C-AFTA dan Solusinya

Sekarang ini kita dihadapkan pada fenomena serbuan produk China. Hal ini merupakan imbas dari trading agreement C-AFTA yang dijalankan sejak bulan Januari tahun 2010 yang mengacu pada fakta bahwa perkembangan perdagangan internasional mengarah pada bentuk perdagangan lebih bebas dalam berbagai bentuk kerjasama baik bilateral, regional, dan multilateral.


Secara teoritis, sebenarnya tujuan dari kerjasama ini adalah untuk memberikan dampak positif kepada semua negara yang terlibat, yang mana kerjasama ini diharapkan mempu meningkatan pertumbuhan domestik bruto riil dunia. Selain itu, perjanjian perdagangan ini diharapkan mampu memaksimalkan produksi yang melebihi permintaan dalam negeri dan ekspansi pasar ke luar negeri karena perbedaan kemampuan produksi tiap negara. Selain itu juga dengan adanya perjanjian kerjasama, sebuah negara dapat lebh fokus dalam memproduksi suatu jenis produk, dan dapat memberikan pilihan yang lebih banyak kepada konsumen.

Akan tetapi, fakta yang terjadi menunjukkan hasil yang sebaliknya. Dengan serbuan produk China, Indonesia mengalami penurunan industri dan penjualan industri dalam negeri. Menurut data survey kemenperin, dari 724perusahaan yang dilakukan survey sekitar 420 perusahaan menyatakan adanya penurunan produksi. Penurunan industri juga diikuti dengan penurunan omzet dan penyerapan tenaga kerja. Selain itu rasio impor rata-rata juga meningkat.

Hal ini disebabkan oleh faktor harga produk china yang jauh lebih murah. Konsumen cenderung memilih produk barang yang harganya lebih terjangkau dan China benar-benar bisa memanfaatkan situasi ini. China mampu menekan biaya produksi yang berimbas berpalingya investor untuk membuka perusahaan di sana. Bagaimana sekarang kita bisa melihat perusahaan Nokia din Finlandia yang tutup dan Nokia membuka pabriknya di China, hal ini didorong karena ongkos produksi yang sangat murah. Jika kita melihat bagaimana China bisa menekan cost produksi, ada beberapa faktor pendukung tentunya, seperti bunga pinjaman yang relatif kecil, biaya tenaga kerja yang murah, sumber daya yang berlimpah baik dari segi kualitas maupun kuantitas, peran pemerintah sebagai pelayan dalam penyediaan kebutuhan industri.
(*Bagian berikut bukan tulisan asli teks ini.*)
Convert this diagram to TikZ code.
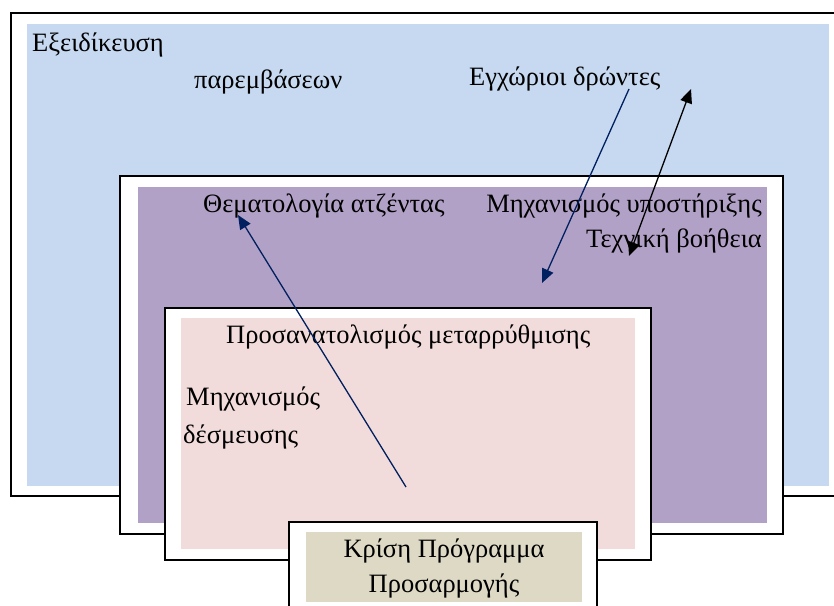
\documentclass[tikz,border=0pt]{standalone}
\usepackage{fontspec}
\setmainfont{Liberation Serif}
\usetikzlibrary{arrows.meta}
\definecolor{bluefill}{HTML}{C6D9F1}
\definecolor{purplefill}{HTML}{B2A1C7}
\definecolor{pinkfill}{HTML}{F2DCDB}
\definecolor{tanfill}{HTML}{DDD9C4}
\definecolor{navy}{HTML}{002060}
\tikzset{
  frame/.style={draw=black, fill=white, line width=1.4pt},
  lbl/.style={inner sep=0pt, font=\fontsize{26.5}{36}\selectfont},
  navyarrow/.style={draw=navy, line width=1.3pt, -{Triangle[length=14pt,width=12pt]}},
  blackarrow/.style={draw=black, line width=1.3pt, {Triangle[length=14pt,width=12pt]}-{Triangle[length=14pt,width=12pt]}}
}
\begin{document}
\begin{tikzpicture}[x=1pt,y=-1pt]
\useasboundingbox (0,0) rectangle (834,605);
\clip (0,0) rectangle (834,605);
\fill[white] (0,0) rectangle (834,605);
% box 1
\draw[frame] (11,13) rectangle (850,496);
\fill[bluefill] (27,24) rectangle (829,486);
% box 2
\draw[frame] (120,176) rectangle (783,534);
\fill[purplefill] (138,187) rectangle (767,523);
% box 3
\draw[frame] (165,308) rectangle (651,560);
\fill[pinkfill] (181,318) rectangle (635,549);
% box 4
\draw[frame] (289,522) rectangle (597,620);
\fill[tanfill] (306,532) rectangle (582,602);
% texts
\node[lbl, anchor=base west] (eks) at (32,51) {Εξειδίκευση};
\node[lbl, anchor=base west] (par) at (194,88) {παρεμβάσεων};
\node[lbl, anchor=base west] (egx) at (469,85) {Εγχώριοι δρώντες};
\node[lbl, anchor=base west] (them) at (203,212) {Θεματολογία ατζέντας};
\node[lbl, anchor=base east] (mhx) at (762,212) {Μηχανισμός υποστήριξης};
\node[lbl, anchor=base east] (tex) at (762,247) {Τεχνική βοήθεια};
\node[lbl, anchor=base west] (pros) at (226,343) {Προσανατολισμός μεταρρύθμισης};
\node[lbl, anchor=base west] (mhx2) at (186,405) {Μηχανισμός};
\node[lbl, anchor=base west] (des) at (183,443) {δέσμευσης};
\node[lbl, anchor=base] (kri) at (444,557) {Κρίση Πρόγραμμα};
\node[lbl, anchor=base] (prosar) at (444,592) {Προσαρμογής};
% arrow endpoints
\coordinate (a1s) at (629,89);
\coordinate (a1e) at (542,283);
\coordinate (a2s) at (629,256);
\coordinate (a2e) at (691,89);
\coordinate (a3s) at (406,487);
\coordinate (a3e) at (238,215);
\draw[navyarrow] (a1s) -- (a1e);
\draw[blackarrow] (a2s) -- (a2e);
\draw[navyarrow] (a3s) -- (a3e);
\end{tikzpicture}
\end{document}
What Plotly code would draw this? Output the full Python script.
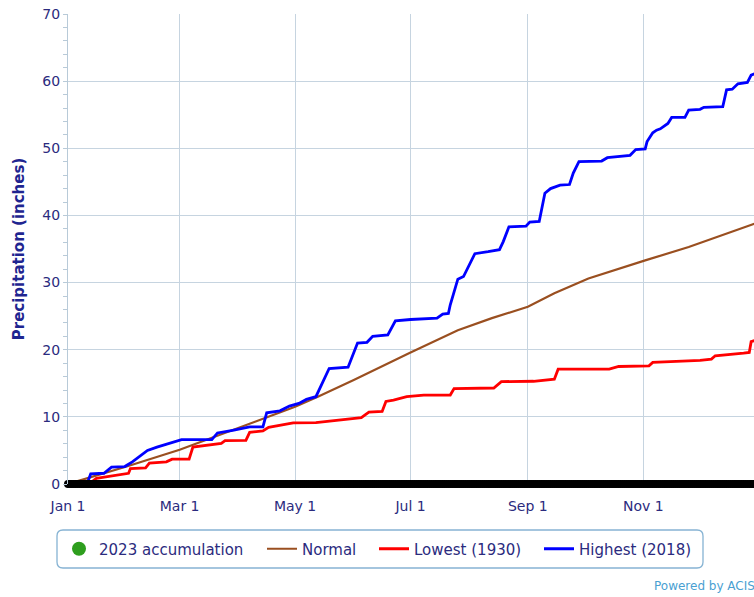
import plotly.graph_objects as go
import pandas as pd

# ---- data ----
tick_dates = ["2023-01-01", "2023-03-01", "2023-05-01", "2023-07-01", "2023-09-01", "2023-11-01"]
tick_labels = ["Jan 1", "Mar 1", "May 1", "Jul 1", "Sep 1", "Nov 1"]

acc_dates = pd.date_range("2023-01-01", "2023-12-31", freq="D")
acc_2023 = [0.0] * len(acc_dates)

normal_dates = ["2023-01-01", "2023-02-01", "2023-03-01", "2023-04-01", "2023-05-01", "2023-05-13",
                "2023-06-01", "2023-07-01", "2023-07-26", "2023-08-13", "2023-09-01", "2023-09-15",
                "2023-10-03", "2023-11-02", "2023-11-25", "2023-12-31"]
normal_vals = [0.0, 2.6, 5.1, 8.3, 11.5, 13.0, 15.5, 19.6, 22.9, 24.7, 26.4, 28.4, 30.6, 33.3, 35.3, 38.9]

low_dates = ["2023-01-01", "2023-01-12", "2023-01-16", "2023-01-25", "2023-02-02", "2023-02-03",
             "2023-02-11", "2023-02-13", "2023-02-22", "2023-02-25", "2023-03-06", "2023-03-08",
             "2023-03-11", "2023-03-23", "2023-03-25", "2023-04-05", "2023-04-07", "2023-04-14",
             "2023-04-17", "2023-04-23", "2023-04-30", "2023-05-12", "2023-05-24", "2023-06-05",
             "2023-06-09", "2023-06-16", "2023-06-18", "2023-06-22", "2023-06-29", "2023-07-08",
             "2023-07-22", "2023-07-24", "2023-08-14", "2023-08-18", "2023-09-04", "2023-09-15",
             "2023-09-17", "2023-10-14", "2023-10-19", "2023-11-04", "2023-11-06", "2023-12-01",
             "2023-12-07", "2023-12-09", "2023-12-24", "2023-12-27", "2023-12-28", "2023-12-31"]
low_vals = [0.0, 0.0, 0.85, 1.2, 1.6, 2.3,
            2.4, 3.1, 3.3, 3.7, 3.7, 5.5,
            5.6, 6.05, 6.45, 6.5, 7.7, 7.9,
            8.45, 8.8, 9.1, 9.15, 9.5, 9.9,
            10.7, 10.8, 12.3, 12.5, 13.0, 13.25,
            13.25, 14.2, 14.3, 15.25, 15.3, 15.6,
            17.1, 17.1, 17.5, 17.6, 18.1, 18.4,
            18.6, 19.1, 19.5, 19.6, 21.2, 21.5]

high_dates = ["2023-01-01", "2023-01-11", "2023-01-13", "2023-01-20", "2023-01-24", "2023-01-31",
              "2023-02-04", "2023-02-08", "2023-02-12", "2023-02-17", "2023-02-24", "2023-03-02",
              "2023-03-18", "2023-03-21", "2023-03-29", "2023-04-07", "2023-04-14", "2023-04-16",
              "2023-04-23", "2023-04-28", "2023-05-03", "2023-05-07", "2023-05-12", "2023-05-19",
              "2023-05-29", "2023-06-03", "2023-06-08", "2023-06-11", "2023-06-19", "2023-06-23",
              "2023-07-01", "2023-07-15", "2023-07-18", "2023-07-21", "2023-07-22", "2023-07-26",
              "2023-07-29", "2023-08-04", "2023-08-11", "2023-08-17", "2023-08-19", "2023-08-22",
              "2023-08-31", "2023-09-02", "2023-09-07", "2023-09-10", "2023-09-13", "2023-09-18",
              "2023-09-23", "2023-09-25", "2023-09-28", "2023-10-10", "2023-10-13", "2023-10-25",
              "2023-10-28", "2023-11-02", "2023-11-03", "2023-11-06", "2023-11-08", "2023-11-10",
              "2023-11-14", "2023-11-16", "2023-11-23", "2023-11-25", "2023-12-01", "2023-12-03",
              "2023-12-13", "2023-12-15", "2023-12-18", "2023-12-21", "2023-12-26", "2023-12-28",
              "2023-12-31"]
high_vals = [0.0, 0.0, 1.5, 1.6, 2.5, 2.6,
             3.3, 4.2, 5.0, 5.5, 6.1, 6.6,
             6.6, 7.6, 8.0, 8.5, 8.5, 10.6,
             10.9, 11.6, 12.0, 12.6, 13.0, 17.2,
             17.4, 21.0, 21.1, 22.0, 22.2, 24.3,
             24.5, 24.7, 25.3, 25.4, 26.7, 30.5,
             30.9, 34.3, 34.6, 34.9, 36.1, 38.3,
             38.4, 39.0, 39.1, 43.3, 44.0, 44.5,
             44.6, 46.3, 48.0, 48.1, 48.6, 48.95,
             49.8, 49.9, 51.0, 52.3, 52.7, 52.9,
             53.7, 54.6, 54.6, 55.7, 55.8, 56.1,
             56.2, 58.7, 58.8, 59.6, 59.8, 60.9,
             61.2]

# ---- styling ----
FONT = "DejaVu Sans"
NAVY = "#2b2b7e"
GRID = "#c6d4e0"
AXIS = "#b8cad8"

fig = go.Figure()

fig.add_trace(go.Scatter(x=[None], y=[None], mode="markers", name="2023 accumulation",
                         marker=dict(color="#2e9e1e", size=14), legendrank=1, legendwidth=158))
fig.add_trace(go.Scatter(x=normal_dates, y=normal_vals, mode="lines", name="Normal",
                         line=dict(color="#9a4f20", width=2.2), legendrank=2, legendwidth=67))
fig.add_trace(go.Scatter(x=low_dates, y=low_vals, mode="lines", name="Lowest (1930)",
                         line=dict(color="#ff0000", width=2.8), legendrank=3, legendwidth=120))
fig.add_trace(go.Scatter(x=high_dates, y=high_vals, mode="lines", name="Highest (2018)",
                         line=dict(color="#0000ff", width=2.8), legendrank=4, legendwidth=112))
fig.add_trace(go.Scatter(x=acc_dates, y=acc_2023, mode="markers", showlegend=False,
                         marker=dict(color="#000000", size=8), cliponaxis=False))

L, R, T, B = 68, 0, 14, 113
W, H = 754, 597
pw, ph = W - L - R, H - T - B

def px_x(p):
    return (p - L) / pw

def px_y(p):
    return (H - B - p) / ph

# rounded legend box
x0, x1 = px_x(57), px_x(703)
ytop, ybot = px_y(530), px_y(568)
rx, ry = 6 / pw, 6 / ph
path = (f"M {x0+rx},{ytop} L {x1-rx},{ytop} Q {x1},{ytop} {x1},{ytop-ry} "
        f"L {x1},{ybot+ry} Q {x1},{ybot} {x1-rx},{ybot} L {x0+rx},{ybot} "
        f"Q {x0},{ybot} {x0},{ybot+ry} L {x0},{ytop-ry} Q {x0},{ytop} {x0+rx},{ytop} Z")

fig.update_layout(
    width=W, height=H,
    margin=dict(l=L, r=R, t=T, b=B),
    paper_bgcolor="white", plot_bgcolor="white",
    font=dict(family=FONT, color=NAVY, size=14),
    showlegend=True,
    legend=dict(orientation="h", x=px_x(59), xanchor="left", y=px_y(549), yanchor="middle",
                bgcolor="rgba(0,0,0,0)", borderwidth=0,
                font=dict(family=FONT, size=15, color=NAVY), traceorder="normal"),
    shapes=[dict(type="path", xref="paper", yref="paper", path=path,
                 line=dict(color="#86b3d3", width=1.3), fillcolor="rgba(0,0,0,0)", layer="above")],
    annotations=[dict(text="Powered by ACIS", xref="paper", yref="paper",
                      x=px_x(652), y=px_y(586), xanchor="left", yanchor="middle",
                      showarrow=False, font=dict(family=FONT, size=12, color="#4a9fd2"))],
)

fig.update_xaxes(
    type="date", range=["2023-01-01", "2023-12-29 12:00"],
    tickvals=tick_dates, ticktext=tick_labels,
    showgrid=True, gridcolor=GRID, gridwidth=1,
    zeroline=False, showline=False, ticks="", ticklabelstandoff=12,
    tickfont=dict(family=FONT, size=14, color=NAVY),
)
fig.update_yaxes(
    range=[0, 70], dtick=10, tick0=0,
    showgrid=True, gridcolor=GRID, gridwidth=1,
    zeroline=False, showline=True, linecolor=AXIS, linewidth=1,
    ticks="outside", ticklen=4, tickcolor=AXIS,
    minor=dict(dtick=2, ticks="outside", ticklen=4, tickcolor=AXIS, showgrid=False),
    tickfont=dict(family=FONT, size=14, color=NAVY),
    title=dict(text="<b>Precipitation (inches)</b>", standoff=14,
               font=dict(family=FONT, size=15, color="#1f2590")),
)

fig.write_html("out.html", config={"displayModeBar": False},
               post_script="document.body.style.margin='0';document.body.style.overflow='hidden';")
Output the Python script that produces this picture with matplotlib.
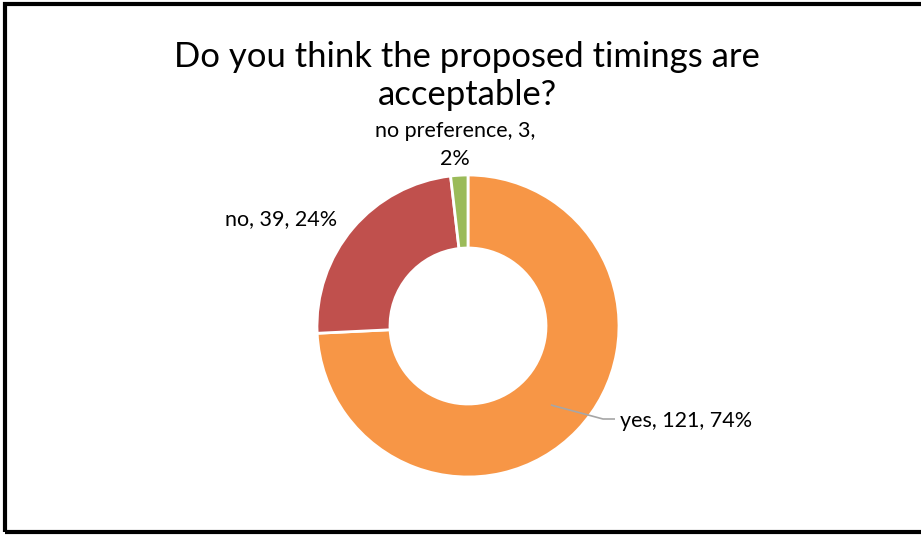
import numpy as np
import matplotlib.pyplot as plt
from matplotlib.patches import Rectangle

plt.rcParams['font.family'] = ['Lato', 'DejaVu Sans']

answers = ["yes", "no", "no preference"]
counts = [121, 39, 3]
colors = ["#F79646", "#C0504D", "#9BBB59"]

W, H = 921, 535
fig = plt.figure(figsize=(W / 100, H / 100), dpi=100)
ax = fig.add_axes([0, 0, 1, 1])

cx, cy = 468, H - 326
r_out, ring = 151, 73

wedges, _ = ax.pie(counts, colors=colors, startangle=90, counterclock=False,
                   center=(cx, cy), radius=r_out,
                   wedgeprops=dict(width=ring, edgecolor="white", linewidth=2))
ax.set_xlim(0, W)
ax.set_ylim(0, H)
ax.set_aspect("equal")
ax.axis("off")

total = sum(counts)
labels = [f"{a}, {c}, {round(100 * c / total)}%" for a, c in zip(answers, counts)]
labels[2] = labels[2].replace(", 2%", ",\n2%")

# label positions (pixels from the top-left)
label_pos = [(620, 421, "left"), (281, 219, "center"), (455, 145, "center")]
for lab, (lx, ly, ha) in zip(labels, label_pos):
    ax.text(lx, H - ly, lab, ha=ha, va="center", fontsize=15.5,
            color="#000000", linespacing=1.45)

# leader line for the big slice
w = wedges[0]
mid = np.radians((w.theta1 + w.theta2) / 2)
r_mid = r_out - ring / 2
x0, y0 = cx + r_mid * np.cos(mid), cy + r_mid * np.sin(mid)
ax.plot([x0, 603, 615], [y0, H - 419, H - 419], color="#A6A6A6", lw=1.2,
        solid_capstyle="butt")

fig.text(467 / W, 1 - 105 / H, "Do you think the proposed timings are\nacceptable?",
         ha="center", va="baseline", fontsize=24.9, linespacing=1.22)

# outer frame
fig.add_artist(Rectangle((4.5 / W, 3 / H), 1.1, (H - 7) / H,
                         transform=fig.transFigure, fill=False,
                         edgecolor="black", linewidth=3))

fig.savefig("out.png", dpi=100)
Kembali kepada pemikiran substansial dari perjanjian perdagangan ini adalah bahwa tujuan dasar dari perjanjian ini adalah agar dapat mendorong produksi dalam negeri yang berfokus pada spesialisasi indurstri, dan mendorong para pengusaha untuk meningkatkan standar kualitas produk agar dapat bersaing dengan produk impor. Ini sebenarnya merupakan sebuah peluang bagi pemerintah untuk terus mendorong ekonomi bangsa ke arah yang lebih baik dan penciptaan jutaan lapangan pekerjaan. Hanya saja pemerintah mungkin belum jeli melihat situasi ini dan pada akhirnya perjanjian ini berbuah sebaliknya bagi industri di Indonesia.

Sebetulnya Indonesia memiliki potensi untuk bersaing dengan China. Sebagai contoh, kita bisa melihat negara-negara di Asia Tenggara menjadi bidikan para Investor untuk membuka pabriknya karena pertimbangan ongkos produksi yang rendah. Indonesia memiliki potensi SDM yang berlimpah dan berkualitas selain didukung oleh SDA yang melimpah.Solusinya adalah, bagaimana pemerintah dapat menjadi pelayan yang selalu siap mendukung keberhasilan industri melalui beberapa program. Lebih serius untuk membangun usaha kecil dan menengah dengan menyediakan fasilitas pendukung untuk kebutuhan produksi, menekan rate interest pinjaman untuk usaha kecil, membangun sarana dan prasarana yang mendukung, dan juga memanfaatkan potensi dalam lingkungan kampus untuk mengkomersilkan hasil-hasil penelitian mereka.

Itulah mungkin langkah-langkah awal yang dapat dilakukan agar kita mampu bersaing. Pemerintah mulai sekarang harus lebih serius dan lebih hati-hati dalam menetapkan kebijakan. Kita memang masih harus belajar banyak dari China. Semua komponen baik pmerintah, akademisi dan masyrakatnya saling membantu yang akhirnya China sekarang menjelma menjadi raksasa ekonomi.